▸ DATA LINES
......
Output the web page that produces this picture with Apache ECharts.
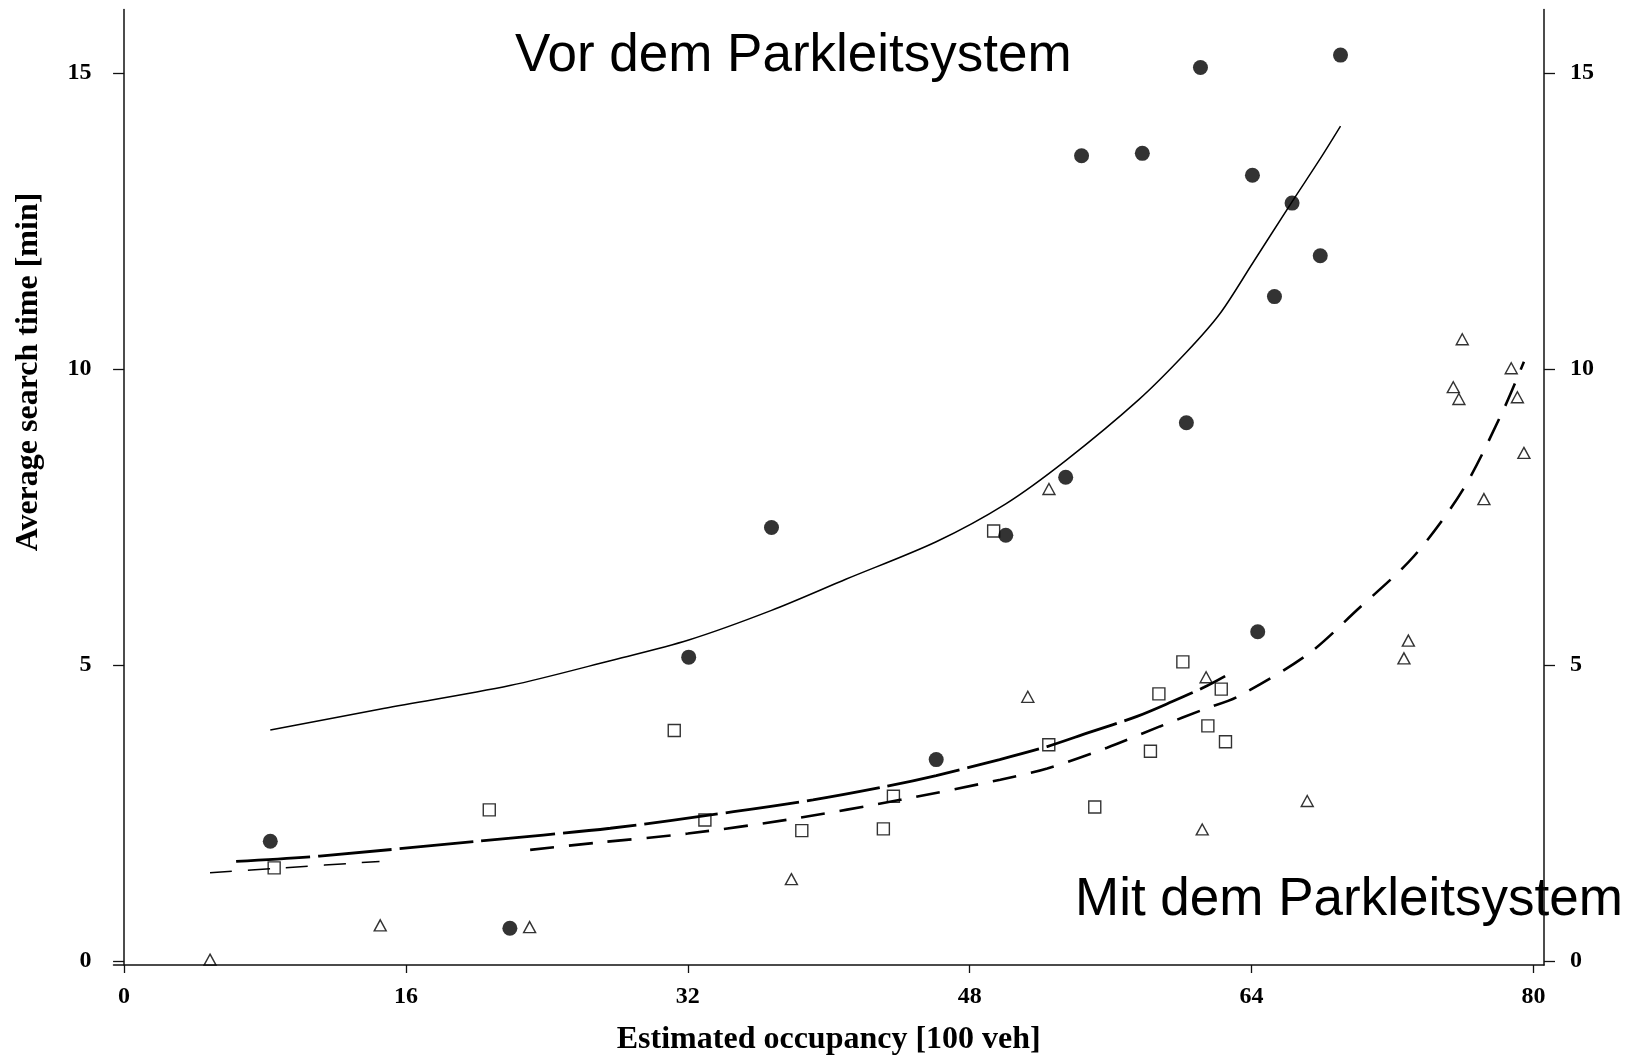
<!DOCTYPE html>
<html>
<head>
<meta charset="utf-8">
<script src="https://cdn.jsdelivr.net/npm/echarts@6/dist/echarts.min.js"></script>
<style>
html,body{margin:0;padding:0;background:#fff;}
#chart{width:1632px;height:1060px;}
</style>
</head>
<body>
<div id="chart"></div>
<script>
// ---- data ----
const xTickValues = [0, 16, 32, 48, 64, 80];
const yTickValues = [0, 5, 10, 15];

// filled circles: "Vor dem Parkleitsystem"
const circlesX = [8.3, 21.9, 32.05, 36.75, 46.1, 50.05, 53.45, 54.35, 57.8, 60.3, 61.1, 64.05, 64.35, 65.3, 66.3, 67.9, 69.05];
const circlesY = [2.02, 0.55, 5.13, 7.32, 3.40, 7.19, 8.17, 13.60, 13.64, 9.09, 15.09, 13.27, 5.56, 11.22, 12.80, 11.91, 15.30];

// hollow squares
const squaresX = [8.52, 20.73, 31.23, 32.97, 38.47, 43.1, 43.67, 49.36, 52.49, 55.1, 58.26, 58.74, 60.1, 61.52, 62.28, 62.52];
const squaresY = [1.57, 2.55, 3.89, 2.38, 2.20, 2.23, 2.78, 7.26, 3.65, 2.60, 3.54, 4.51, 5.05, 3.97, 4.59, 3.70];

// hollow triangles
const trianglesX = [4.88, 14.54, 23.02, 37.88, 51.3, 52.5, 61.2, 61.42, 67.16, 72.65, 72.9, 75.45, 75.77, 75.96, 77.19, 78.74, 79.09, 79.46];
const trianglesY = [0.02, 0.60, 0.57, 1.38, 4.46, 7.97, 2.22, 4.79, 2.70, 5.11, 5.41, 9.69, 9.49, 10.50, 7.80, 10.01, 9.52, 8.58];

// fitted curves
const fitBeforeX = [8.3, 14.5, 21.9, 27.6, 32.05, 36.75, 41, 46.1, 50.05, 53.45, 57.6, 60.3, 62.2, 64.05, 66.25, 67.9, 69.05];
const fitBeforeY = [3.90, 4.25, 4.65, 5.07, 5.42, 5.92, 6.45, 7.08, 7.72, 8.45, 9.48, 10.28, 10.93, 11.78, 12.80, 13.55, 14.10];

const fitSquaresX = [6.36, 11.1, 20.0, 27.6, 34.6, 39.1, 43.3, 46.1, 49.7, 52.4, 54.7, 57.5, 59.5, 61.3, 62.5];
const fitSquaresY = [1.68, 1.77, 2.02, 2.24, 2.52, 2.72, 2.95, 3.13, 3.40, 3.62, 3.85, 4.13, 4.38, 4.62, 4.81];

const fitTriLowX = [4.88, 9.0, 14.5];
const fitTriLowY = [1.49, 1.57, 1.68];

const fitTriX = [23.05, 26.65, 32, 38, 44.07, 49.74, 52.4, 55.8, 58.8, 61.3, 63.2, 67.2, 70, 73.2, 76, 78.3, 79.46];
const fitTriY = [1.875, 1.99, 2.15, 2.40, 2.72, 3.06, 3.25, 3.60, 3.96, 4.25, 4.46, 5.18, 5.93, 6.83, 7.96, 9.31, 10.12];

const xTitle = 'Estimated occupancy [100 veh]';
const yTitle = 'Average search time [min]';
const noteBefore = 'Vor dem Parkleitsystem';
const noteAfter = 'Mit dem Parkleitsystem';

// ---- helpers ----
const zip = (xs, ys) => xs.map((x, i) => [x, ys[i]]);

const INK = '#000';
const tickFont = {fontFamily: '"Liberation Serif", serif', fontWeight: 'bold', fontSize: 24, color: INK};

const chart = echarts.init(document.getElementById('chart'), null, {renderer: 'canvas'});

const commonY = {
  type: 'value', min: -0.07, max: 16.07,
  splitLine: {show: false},
  axisLine: {show: true, lineStyle: {color: '#111', width: 1.5}},
  axisTick: {show: true, length: 11, inside: false, customValues: yTickValues, lineStyle: {color: '#111', width: 1.3}},
  axisLabel: Object.assign({customValues: yTickValues}, tickFont)
};

const fitLine = (xs, ys, width, type) => ({
  type: 'line', data: zip(xs, ys), showSymbol: false, symbol: 'none', silent: true,
  smooth: 0.3,
  lineStyle: {color: '#000', width: width, type: type}, z: 2
});

const option = {
  animation: false,
  backgroundColor: '#fff',
  grid: {left: 113.5, right: 88, top: 9.5, bottom: 95, containLabel: false, outerBoundsMode: 'none'},
  xAxis: {
    type: 'value', min: -0.6, max: 80.6,
    splitLine: {show: false},
    axisLine: {show: true, onZero: false, lineStyle: {color: '#111', width: 1.5}},
    axisTick: {show: true, length: 8, customValues: xTickValues, lineStyle: {color: '#111', width: 1.3}},
    axisLabel: Object.assign({customValues: xTickValues, margin: 20}, tickFont),
    name: xTitle, nameLocation: 'middle', nameGap: 59,
    nameTextStyle: {fontFamily: '"Liberation Serif", serif', fontWeight: 'bold', fontSize: 32, color: INK}
  },
  yAxis: [
    Object.assign({}, commonY, {position: 'left', axisLabel: Object.assign({}, commonY.axisLabel, {margin: 22})}),
    Object.assign({}, commonY, {position: 'right', axisLabel: Object.assign({}, commonY.axisLabel, {margin: 26})})
  ],
  graphic: [
    {type: 'text', x: 29, y: 372, rotation: Math.PI / 2,
     style: {text: yTitle, font: 'bold 32px "Liberation Serif", serif', fill: INK, align: 'center', verticalAlign: 'middle'}},
    {type: 'text', x: 515, y: 56,
     style: {text: noteBefore, font: '53px "Liberation Sans", Arial, sans-serif', fill: '#000', align: 'left', verticalAlign: 'middle'}},
    {type: 'text', x: 1075, y: 900,
     style: {text: noteAfter, font: '53px "Liberation Sans", Arial, sans-serif', fill: '#000', align: 'left', verticalAlign: 'middle'}}
  ],
  series: [
    fitLine(fitBeforeX, fitBeforeY, 1.5, 'solid'),
    fitLine(fitSquaresX, fitSquaresY, 2.8, [74, 8]),
    fitLine(fitTriLowX, fitTriLowY, 1.5, [22, 16]),
    fitLine(fitTriX, fitTriY, 2.6, [24, 15]),
    {type: 'scatter', data: zip(circlesX, circlesY), symbol: 'circle', symbolSize: 15,
     itemStyle: {color: '#000'}, z: 3},
    {type: 'scatter', data: zip(squaresX, squaresY), symbol: 'rect', symbolSize: 12,
     itemStyle: {color: 'rgba(255,255,255,0)', borderColor: '#000', borderWidth: 1.4}, z: 3},
    {type: 'scatter', data: zip(trianglesX, trianglesY), symbol: 'triangle', symbolSize: [12, 11],
     itemStyle: {color: 'rgba(255,255,255,0)', borderColor: '#000', borderWidth: 1.4}, z: 3}
  ]
};

chart.setOption(option);
</script>
</body>
</html>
......
Repeat the data above exactly, but not the pictures.

Output the web page that produces this picture with Apache ECharts.
<!DOCTYPE html>
<html>
<head>
<meta charset="utf-8">
<script src="https://cdn.jsdelivr.net/npm/echarts@6/dist/echarts.min.js"></script>
<style>
html,body{margin:0;padding:0;background:#fff;}
#chart{width:1632px;height:1060px;}
</style>
</head>
<body>
<div id="chart"></div>
<script>
// ---- data ----
const xTickValues = [0, 16, 32, 48, 64, 80];
const yTickValues = [0, 5, 10, 15];

// filled circles: "Vor dem Parkleitsystem"
const circlesX = [8.3, 21.9, 32.05, 36.75, 46.1, 50.05, 53.45, 54.35, 57.8, 60.3, 61.1, 64.05, 64.35, 65.3, 66.3, 67.9, 69.05];
const circlesY = [2.02, 0.55, 5.13, 7.32, 3.40, 7.19, 8.17, 13.60, 13.64, 9.09, 15.09, 13.27, 5.56, 11.22, 12.80, 11.91, 15.30];

// hollow squares
const squaresX = [8.52, 20.73, 31.23, 32.97, 38.47, 43.1, 43.67, 49.36, 52.49, 55.1, 58.26, 58.74, 60.1, 61.52, 62.28, 62.52];
const squaresY = [1.57, 2.55, 3.89, 2.38, 2.20, 2.23, 2.78, 7.26, 3.65, 2.60, 3.54, 4.51, 5.05, 3.97, 4.59, 3.70];

// hollow triangles
const trianglesX = [4.88, 14.54, 23.02, 37.88, 51.3, 52.5, 61.2, 61.42, 67.16, 72.65, 72.9, 75.45, 75.77, 75.96, 77.19, 78.74, 79.09, 79.46];
const trianglesY = [0.02, 0.60, 0.57, 1.38, 4.46, 7.97, 2.22, 4.79, 2.70, 5.11, 5.41, 9.69, 9.49, 10.50, 7.80, 10.01, 9.52, 8.58];

// fitted curves
const fitBeforeX = [8.3, 14.5, 21.9, 27.6, 32.05, 36.75, 41, 46.1, 50.05, 53.45, 57.6, 60.3, 62.2, 64.05, 66.25, 67.9, 69.05];
const fitBeforeY = [3.90, 4.25, 4.65, 5.07, 5.42, 5.92, 6.45, 7.08, 7.72, 8.45, 9.48, 10.28, 10.93, 11.78, 12.80, 13.55, 14.10];

const fitSquaresX = [6.36, 11.1, 20.0, 27.6, 34.6, 39.1, 43.3, 46.1, 49.7, 52.4, 54.7, 57.5, 59.5, 61.3, 62.5];
const fitSquaresY = [1.68, 1.77, 2.02, 2.24, 2.52, 2.72, 2.95, 3.13, 3.40, 3.62, 3.85, 4.13, 4.38, 4.62, 4.81];

const fitTriLowX = [4.88, 9.0, 14.5];
const fitTriLowY = [1.49, 1.57, 1.68];

const fitTriX = [23.05, 26.65, 32, 38, 44.07, 49.74, 52.4, 55.8, 58.8, 61.3, 63.2, 67.2, 70, 73.2, 76, 78.3, 79.46];
const fitTriY = [1.875, 1.99, 2.15, 2.40, 2.72, 3.06, 3.25, 3.60, 3.96, 4.25, 4.46, 5.18, 5.93, 6.83, 7.96, 9.31, 10.12];

const xTitle = 'Estimated occupancy [100 veh]';
const yTitle = 'Average search time [min]';
const noteBefore = 'Vor dem Parkleitsystem';
const noteAfter = 'Mit dem Parkleitsystem';

// ---- helpers ----
const zip = (xs, ys) => xs.map((x, i) => [x, ys[i]]);

const INK = '#000';
const tickFont = {fontFamily: '"Liberation Serif", serif', fontWeight: 'bold', fontSize: 24, color: INK};

const chart = echarts.init(document.getElementById('chart'), null, {renderer: 'canvas'});

const commonY = {
  type: 'value', min: -0.07, max: 16.07,
  splitLine: {show: false},
  axisLine: {show: true, lineStyle: {color: '#111', width: 1.5}},
  axisTick: {show: true, length: 11, inside: false, customValues: yTickValues, lineStyle: {color: '#111', width: 1.3}},
  axisLabel: Object.assign({customValues: yTickValues}, tickFont)
};

const fitLine = (xs, ys, width, type) => ({
  type: 'line', data: zip(xs, ys), showSymbol: false, symbol: 'none', silent: true,
  smooth: 0.3,
  lineStyle: {color: '#000', width: width, type: type}, z: 2
});

const option = {
  animation: false,
  backgroundColor: '#fff',
  grid: {left: 113.5, right: 88, top: 9.5, bottom: 95, containLabel: false, outerBoundsMode: 'none'},
  xAxis: {
    type: 'value', min: -0.6, max: 80.6,
    splitLine: {show: false},
    axisLine: {show: true, onZero: false, lineStyle: {color: '#111', width: 1.5}},
    axisTick: {show: true, length: 8, customValues: xTickValues, lineStyle: {color: '#111', width: 1.3}},
    axisLabel: Object.assign({customValues: xTickValues, margin: 20}, tickFont),
    name: xTitle, nameLocation: 'middle', nameGap: 59,
    nameTextStyle: {fontFamily: '"Liberation Serif", serif', fontWeight: 'bold', fontSize: 32, color: INK}
  },
  yAxis: [
    Object.assign({}, commonY, {position: 'left', axisLabel: Object.assign({}, commonY.axisLabel, {margin: 22})}),
    Object.assign({}, commonY, {position: 'right', axisLabel: Object.assign({}, commonY.axisLabel, {margin: 26})})
  ],
  graphic: [
    {type: 'text', x: 29, y: 372, rotation: Math.PI / 2,
     style: {text: yTitle, font: 'bold 32px "Liberation Serif", serif', fill: INK, align: 'center', verticalAlign: 'middle'}},
    {type: 'text', x: 515, y: 56,
     style: {text: noteBefore, font: '53px "Liberation Sans", Arial, sans-serif', fill: '#000', align: 'left', verticalAlign: 'middle'}},
    {type: 'text', x: 1075, y: 900,
     style: {text: noteAfter, font: '53px "Liberation Sans", Arial, sans-serif', fill: '#000', align: 'left', verticalAlign: 'middle'}}
  ],
  series: [
    fitLine(fitBeforeX, fitBeforeY, 1.5, 'solid'),
    fitLine(fitSquaresX, fitSquaresY, 2.8, [74, 8]),
    fitLine(fitTriLowX, fitTriLowY, 1.5, [22, 16]),
    fitLine(fitTriX, fitTriY, 2.6, [24, 15]),
    {type: 'scatter', data: zip(circlesX, circlesY), symbol: 'circle', symbolSize: 15,
     itemStyle: {color: '#000'}, z: 3},
    {type: 'scatter', data: zip(squaresX, squaresY), symbol: 'rect', symbolSize: 12,
     itemStyle: {color: 'rgba(255,255,255,0)', borderColor: '#000', borderWidth: 1.4}, z: 3},
    {type: 'scatter', data: zip(trianglesX, trianglesY), symbol: 'triangle', symbolSize: [12, 11],
     itemStyle: {color: 'rgba(255,255,255,0)', borderColor: '#000', borderWidth: 1.4}, z: 3}
  ]
};

chart.setOption(option);
</script>
</body>
</html>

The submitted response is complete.